Published 15/11/2008 15:42:33

It's frustrating when your ball lands in a fairway bunker, especially if you've notched up a good score. But be positive - all is not lost.


A well negotiated strike could land you in a position to save shots. Most fairway bunkers are shallower than those beside the green - and are often less difficult than they first appear.


Be flexible over your choice of club - an inspired shot is often the result of creative club selection. If the ball is sitting up well, a fair distance from the front of the bunker, it is much easier to get out using a utility wood than an iron.


The small head and low centre of gravity of the wood allow more weight to pass underneath the ball and so life it up quickly.
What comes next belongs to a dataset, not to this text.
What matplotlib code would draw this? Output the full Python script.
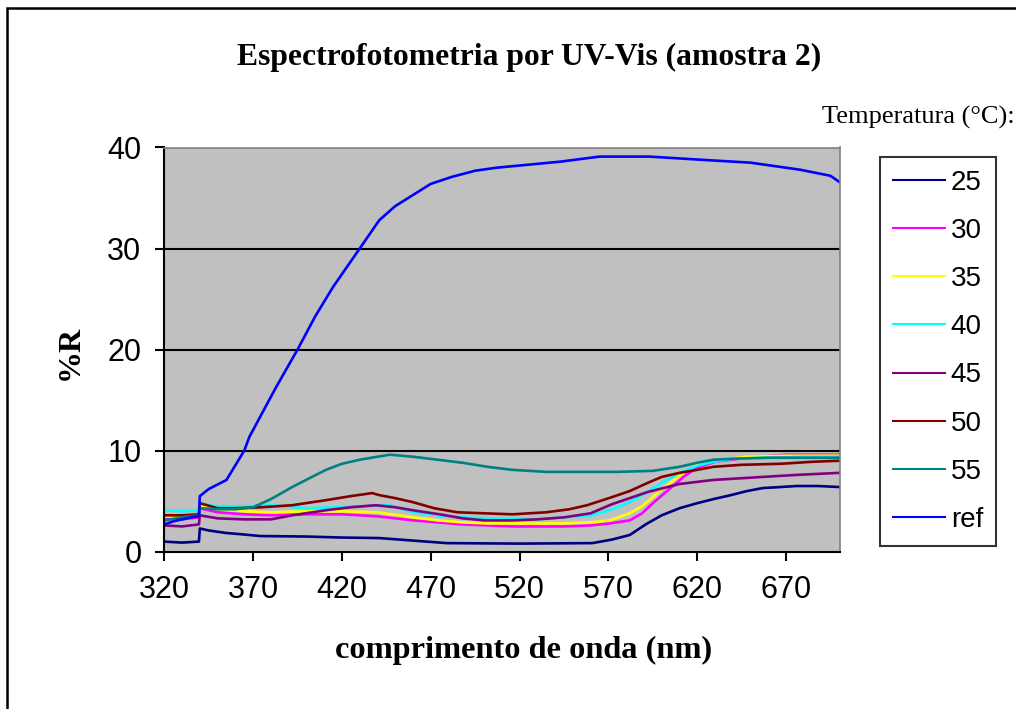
import matplotlib
matplotlib.use("Agg")
import matplotlib.pyplot as plt
from matplotlib.patches import Rectangle

# comprimento de onda (nm) e %R
nm25 = [320, 330, 339.5, 340, 345, 355, 365, 374, 400, 420, 441, 460, 479, 520, 561, 572, 582, 591, 600, 610, 620, 629, 639, 648, 657, 667, 676, 688, 700]
r25 = [1.0, 0.9, 1.0, 2.3, 2.1, 1.85, 1.7, 1.55, 1.5, 1.4, 1.35, 1.1, 0.85, 0.8, 0.85, 1.2, 1.65, 2.7, 3.6, 4.3, 4.8, 5.2, 5.6, 6.0, 6.3, 6.4, 6.5, 6.5, 6.4]

nm30 = [320, 330, 339.5, 340, 350, 365, 380, 400, 420, 440, 460, 474, 488, 502, 516, 530, 545, 560, 571, 582, 589, 595, 601, 607, 613, 620, 630, 648, 670, 700]
r30 = [3.3, 3.2, 3.4, 4.3, 3.9, 3.7, 3.6, 3.7, 3.7, 3.5, 3.1, 2.9, 2.7, 2.6, 2.5, 2.5, 2.5, 2.6, 2.8, 3.1, 3.8, 4.8, 5.7, 6.6, 7.5, 8.3, 8.9, 9.3, 9.6, 9.6]

nm35 = [320, 330, 339.5, 340, 350, 365, 380, 400, 420, 440, 460, 474, 488, 502, 516, 530, 545, 560, 571, 582, 589, 595, 601, 607, 613, 620, 630, 648, 670, 700]
r35 = [3.5, 3.4, 3.6, 4.6, 4.2, 4.0, 3.9, 4.0, 4.0, 3.9, 3.4, 3.1, 2.9, 2.8, 2.8, 2.8, 2.8, 2.9, 3.1, 3.8, 4.5, 5.4, 6.3, 7.1, 7.9, 8.6, 9.0, 9.4, 9.5, 9.5]

nm40 = [320, 330, 339.5, 340, 350, 365, 380, 400, 420, 435, 447, 460, 474, 488, 502, 516, 530, 545, 560, 571, 582, 592, 601, 610, 620, 629, 640, 660, 680, 700]
r40 = [4.1, 4.0, 4.1, 4.8, 4.5, 4.5, 4.6, 4.3, 4.4, 4.5, 4.6, 3.9, 3.6, 3.4, 3.3, 3.2, 3.2, 3.4, 3.6, 4.1, 4.9, 5.9, 6.9, 7.8, 8.5, 8.9, 9.2, 9.3, 9.4, 9.4]

nm45 = [320, 330, 339.5, 340, 350, 365, 380, 392, 411, 425, 439, 450, 460, 475, 488, 500, 516, 530, 545, 560, 572, 582, 592, 610, 629, 657, 676, 700]
r45 = [2.6, 2.5, 2.7, 3.6, 3.3, 3.2, 3.2, 3.6, 4.1, 4.4, 4.6, 4.4, 4.1, 3.7, 3.3, 3.1, 3.1, 3.2, 3.4, 3.8, 4.7, 5.3, 5.9, 6.7, 7.1, 7.4, 7.6, 7.8]

nm50 = [320, 330, 339.5, 340, 350, 360, 375, 392, 411, 425, 437, 441, 450, 460, 472, 485, 500, 516, 535, 548, 558, 572, 582, 592, 600, 610, 620, 629, 645, 667, 685, 700]
r50 = [3.6, 3.6, 3.7, 4.8, 4.3, 4.3, 4.4, 4.6, 5.1, 5.5, 5.8, 5.6, 5.3, 4.9, 4.3, 3.9, 3.8, 3.7, 3.9, 4.2, 4.6, 5.4, 6.0, 6.8, 7.4, 7.8, 8.1, 8.4, 8.6, 8.7, 8.9, 9.0]

nm55 = [320, 330, 339.5, 340, 350, 360, 370, 380, 392, 402, 411, 420, 430, 440, 447, 460, 474, 488, 502, 516, 535, 554, 575, 595, 610, 620, 629, 640, 660, 680, 700]
r55 = [3.1, 3.4, 3.6, 4.3, 4.2, 4.2, 4.4, 5.2, 6.4, 7.3, 8.1, 8.7, 9.1, 9.4, 9.6, 9.4, 9.1, 8.8, 8.4, 8.1, 7.9, 7.9, 7.9, 8.0, 8.4, 8.8, 9.1, 9.2, 9.3, 9.3, 9.3]

nm_ref = [320, 325, 330, 335, 339.5, 340, 345, 355, 365, 368, 383, 395, 405, 415, 430, 441, 450, 460, 470, 482, 495, 507, 525, 543, 565, 593, 621, 650, 678, 695, 700]
r_ref = [2.7, 3.0, 3.2, 3.4, 3.5, 5.5, 6.2, 7.1, 10.0, 11.4, 16.3, 20.0, 23.3, 26.2, 30.0, 32.8, 34.2, 35.3, 36.4, 37.1, 37.7, 38.0, 38.3, 38.6, 39.1, 39.1, 38.8, 38.5, 37.8, 37.2, 36.6]

series = [
    ("25", nm25, r25, "#000080"),
    ("30", nm30, r30, "#FF00FF"),
    ("35", nm35, r35, "#FFFF00"),
    ("40", nm40, r40, "#00FFFF"),
    ("45", nm45, r45, "#800080"),
    ("50", nm50, r50, "#800000"),
    ("55", nm55, r55, "#008080"),
    ("ref", nm_ref, r_ref, "#0000FF"),
]

W, H = 1016, 709
fig = plt.figure(figsize=(W / 100, H / 100), dpi=100)
fig.patch.set_facecolor("white")

ax = fig.add_axes([164.3 / W, 1 - 551.7 / H, (840 - 164.3) / W, (551.7 - 147.5) / H])
ax.set_facecolor("#C0C0C0")

for lab, x, y, c in series:
    ax.plot(x, y, color=c, lw=1.9, label=lab)

ax.set_xlim(320, 700.4)
ax.set_ylim(0, 40)
ax.set_xticks(range(320, 700, 50))
ax.set_yticks(range(0, 41, 10))
for v in (10, 20, 30):
    ax.axhline(v, color="black", lw=1.5, zorder=1)

for s in ("left", "bottom"):
    ax.spines[s].set_color("black")
    ax.spines[s].set_linewidth(1.5)
for s in ("top", "right"):
    ax.spines[s].set_color("#808080")
    ax.spines[s].set_linewidth(1.2)

ax.tick_params(direction="out", length=6.5, width=1.5, labelsize=22, pad=10)
for t in ax.get_xticklabels() + ax.get_yticklabels():
    t.set_family("Liberation Sans")

serif = "Liberation Serif"
fig.text(529 / W, 1 - 57 / H, "Espectrofotometria por UV-Vis (amostra 2)",
         ha="center", va="center", fontsize=22.8, weight="bold", family=serif)
fig.text(524 / W, 1 - 650 / H, "comprimento de onda (nm)",
         ha="center", va="center", fontsize=23.3, weight="bold", family=serif)
fig.text(70 / W, 1 - 352 / H, "%R", rotation=90,
         ha="center", va="center", fontsize=23, weight="bold", family=serif)
fig.text(822 / W, 1 - 117 / H, "Temperatura (\u00b0C):",
         ha="left", va="center", fontsize=19, family=serif)

leg = ax.legend(loc="upper left", bbox_to_anchor=(880 / W, 1 - 157 / H),
                bbox_transform=fig.transFigure, fancybox=False, frameon=True,
                prop={"family": "Liberation Sans", "size": 20},
                handlelength=1.9, handletextpad=0.2, labelspacing=0.8,
                borderpad=0.45, borderaxespad=0)
leg.get_frame().set_edgecolor("black")
leg.get_frame().set_linewidth(1.5)
for l in leg.get_lines():
    l.set_linewidth(1.5)

# moldura externa do grafico
fig.patches.append(Rectangle((7 / W, -0.2), 1.5, 1 - 8 / H + 0.2,
                             transform=fig.transFigure, fill=False,
                             edgecolor="black", lw=1.8))

fig.savefig("out.png", dpi=100)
And the smooth rounded shape of the head prevents snagging in the sand which often happens with the long irons.



Club Choice


One of the keys to success with a fairway bunker shot is choosing the right club. An iron is the obvious choice - but in many situations the wood may give a better combination of lift and distance.


Weigh up the facts carefully - enter the bunker, take your stance to the ball and visualize the shot coming out. You must decide which club is best for getting over the lip of the bunker and reaching the green. To work out the lift, consider how far the ball is from the front of the hazard.


The 5 wood lifts the ball higher and sends it further than a 2 iron, because it has more loft and a longer shaft. But if you feel that a wood is not going to clear the bunker, play safe - take a lofted iron instead.



Assess The Lie


It's important to study the lie of the ball carefully. If the ball is sitting down or partly buried in the bunker, choose a lofted iron club and play a safe shot. But if the lie is reasonabe and you have a good distance between the ball and the front of the bunker, pick a 5 or even 7 wood depending on what you carry in your golf bag.


Positive Approach


After you select your club and take your set-up, be single minded in your approach - block out distractions and focus purely on your objective. Set aside thoughts of failure - a positive approach gives a better chance of achieving your target.


Take a firm footing in the sand - to avoid a 2-stroke penalty, remember not to ground the club at address. Grip down the club for extra control and sweep the ball cleanly off the sand with a smooth and purposeful three-quarter swing.